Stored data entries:
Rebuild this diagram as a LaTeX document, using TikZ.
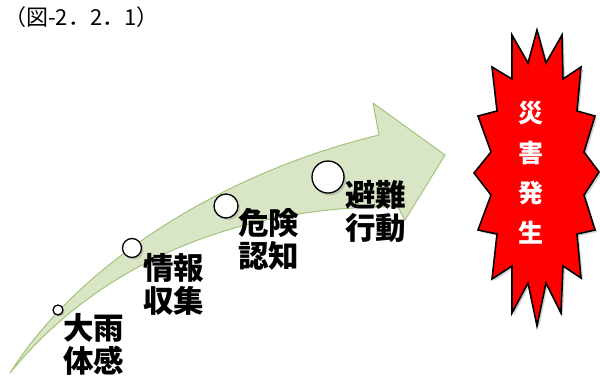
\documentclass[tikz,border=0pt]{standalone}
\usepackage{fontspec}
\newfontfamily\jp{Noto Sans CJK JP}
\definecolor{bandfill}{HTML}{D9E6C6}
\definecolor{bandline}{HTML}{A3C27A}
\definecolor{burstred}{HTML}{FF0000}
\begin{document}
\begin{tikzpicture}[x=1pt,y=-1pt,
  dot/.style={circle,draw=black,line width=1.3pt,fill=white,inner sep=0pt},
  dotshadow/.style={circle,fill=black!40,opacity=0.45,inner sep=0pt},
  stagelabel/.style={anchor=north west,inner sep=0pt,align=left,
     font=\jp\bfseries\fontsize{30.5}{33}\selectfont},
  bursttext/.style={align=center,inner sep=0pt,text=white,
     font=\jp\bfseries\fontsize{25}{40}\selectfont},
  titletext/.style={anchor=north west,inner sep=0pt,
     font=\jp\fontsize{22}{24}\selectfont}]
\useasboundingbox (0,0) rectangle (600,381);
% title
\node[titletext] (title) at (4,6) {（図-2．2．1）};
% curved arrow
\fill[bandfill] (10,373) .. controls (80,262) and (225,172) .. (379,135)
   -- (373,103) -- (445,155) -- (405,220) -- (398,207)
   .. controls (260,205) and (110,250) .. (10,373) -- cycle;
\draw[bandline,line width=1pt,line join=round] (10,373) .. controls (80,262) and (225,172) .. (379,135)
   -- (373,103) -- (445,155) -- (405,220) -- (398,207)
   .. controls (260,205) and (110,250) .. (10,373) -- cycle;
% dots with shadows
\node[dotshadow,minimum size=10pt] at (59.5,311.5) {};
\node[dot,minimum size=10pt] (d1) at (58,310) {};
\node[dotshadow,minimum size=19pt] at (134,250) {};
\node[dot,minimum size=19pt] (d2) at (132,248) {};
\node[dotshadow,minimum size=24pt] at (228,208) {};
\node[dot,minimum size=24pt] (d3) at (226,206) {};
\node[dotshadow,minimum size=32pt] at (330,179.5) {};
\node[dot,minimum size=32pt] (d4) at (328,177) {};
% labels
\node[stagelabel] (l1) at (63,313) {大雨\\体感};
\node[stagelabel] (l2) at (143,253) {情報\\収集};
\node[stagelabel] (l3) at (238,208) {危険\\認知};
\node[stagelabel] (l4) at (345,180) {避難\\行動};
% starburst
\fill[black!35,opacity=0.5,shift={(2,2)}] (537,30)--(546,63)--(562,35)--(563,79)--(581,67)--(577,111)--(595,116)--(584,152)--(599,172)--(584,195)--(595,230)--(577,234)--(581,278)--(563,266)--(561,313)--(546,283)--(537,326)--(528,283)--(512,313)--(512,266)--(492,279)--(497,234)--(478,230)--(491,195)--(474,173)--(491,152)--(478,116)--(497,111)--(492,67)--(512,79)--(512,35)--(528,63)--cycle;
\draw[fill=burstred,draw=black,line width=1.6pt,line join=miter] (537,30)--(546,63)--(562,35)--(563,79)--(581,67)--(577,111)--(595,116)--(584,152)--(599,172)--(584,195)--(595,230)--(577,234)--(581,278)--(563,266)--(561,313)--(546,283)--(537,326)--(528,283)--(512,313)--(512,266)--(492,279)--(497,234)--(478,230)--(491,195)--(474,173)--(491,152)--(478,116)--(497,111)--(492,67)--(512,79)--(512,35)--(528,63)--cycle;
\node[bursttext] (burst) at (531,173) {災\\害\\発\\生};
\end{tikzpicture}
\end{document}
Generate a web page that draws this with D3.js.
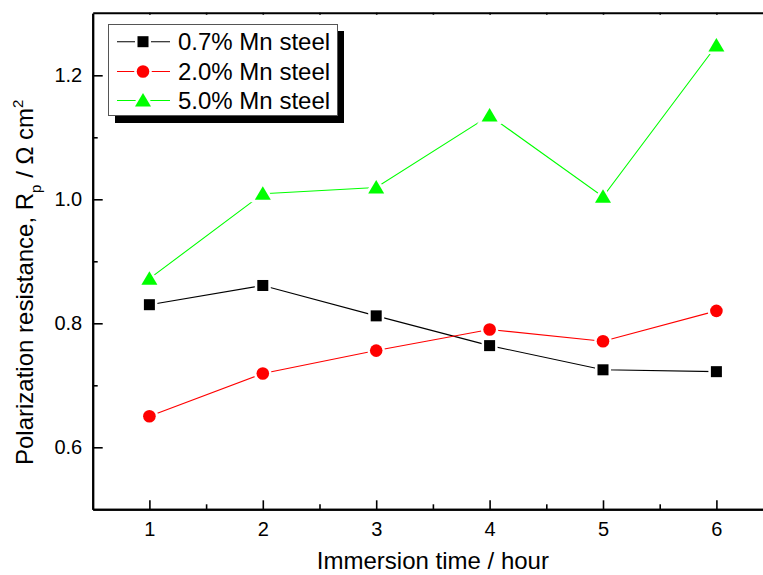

• Requirements
Give all the lines above again, character for character, without pictures.

• Solution below
Rebuild this diagram as a LaTeX document, using TikZ.
\documentclass[tikz,border=0pt]{standalone}
\usepackage{fontspec}
\newfontfamily\jp{Noto Sans CJK JP}
\definecolor{bandfill}{HTML}{D9E6C6}
\definecolor{bandline}{HTML}{A3C27A}
\definecolor{burstred}{HTML}{FF0000}
\begin{document}
\begin{tikzpicture}[x=1pt,y=-1pt,
  dot/.style={circle,draw=black,line width=1.3pt,fill=white,inner sep=0pt},
  dotshadow/.style={circle,fill=black!40,opacity=0.45,inner sep=0pt},
  stagelabel/.style={anchor=north west,inner sep=0pt,align=left,
     font=\jp\bfseries\fontsize{30.5}{33}\selectfont},
  bursttext/.style={align=center,inner sep=0pt,text=white,
     font=\jp\bfseries\fontsize{25}{40}\selectfont},
  titletext/.style={anchor=north west,inner sep=0pt,
     font=\jp\fontsize{22}{24}\selectfont}]
\useasboundingbox (0,0) rectangle (600,381);
% title
\node[titletext] (title) at (4,6) {（図-2．2．1）};
% curved arrow
\fill[bandfill] (10,373) .. controls (80,262) and (225,172) .. (379,135)
   -- (373,103) -- (445,155) -- (405,220) -- (398,207)
   .. controls (260,205) and (110,250) .. (10,373) -- cycle;
\draw[bandline,line width=1pt,line join=round] (10,373) .. controls (80,262) and (225,172) .. (379,135)
   -- (373,103) -- (445,155) -- (405,220) -- (398,207)
   .. controls (260,205) and (110,250) .. (10,373) -- cycle;
% dots with shadows
\node[dotshadow,minimum size=10pt] at (59.5,311.5) {};
\node[dot,minimum size=10pt] (d1) at (58,310) {};
\node[dotshadow,minimum size=19pt] at (134,250) {};
\node[dot,minimum size=19pt] (d2) at (132,248) {};
\node[dotshadow,minimum size=24pt] at (228,208) {};
\node[dot,minimum size=24pt] (d3) at (226,206) {};
\node[dotshadow,minimum size=32pt] at (330,179.5) {};
\node[dot,minimum size=32pt] (d4) at (328,177) {};
% labels
\node[stagelabel] (l1) at (63,313) {大雨\\体感};
\node[stagelabel] (l2) at (143,253) {情報\\収集};
\node[stagelabel] (l3) at (238,208) {危険\\認知};
\node[stagelabel] (l4) at (345,180) {避難\\行動};
% starburst
\fill[black!35,opacity=0.5,shift={(2,2)}] (537,30)--(546,63)--(562,35)--(563,79)--(581,67)--(577,111)--(595,116)--(584,152)--(599,172)--(584,195)--(595,230)--(577,234)--(581,278)--(563,266)--(561,313)--(546,283)--(537,326)--(528,283)--(512,313)--(512,266)--(492,279)--(497,234)--(478,230)--(491,195)--(474,173)--(491,152)--(478,116)--(497,111)--(492,67)--(512,79)--(512,35)--(528,63)--cycle;
\draw[fill=burstred,draw=black,line width=1.6pt,line join=miter] (537,30)--(546,63)--(562,35)--(563,79)--(581,67)--(577,111)--(595,116)--(584,152)--(599,172)--(584,195)--(595,230)--(577,234)--(581,278)--(563,266)--(561,313)--(546,283)--(537,326)--(528,283)--(512,313)--(512,266)--(492,279)--(497,234)--(478,230)--(491,195)--(474,173)--(491,152)--(478,116)--(497,111)--(492,67)--(512,79)--(512,35)--(528,63)--cycle;
\node[bursttext] (burst) at (531,173) {災\\害\\発\\生};
\end{tikzpicture}
\end{document}
Generate a web page that draws this with D3.js.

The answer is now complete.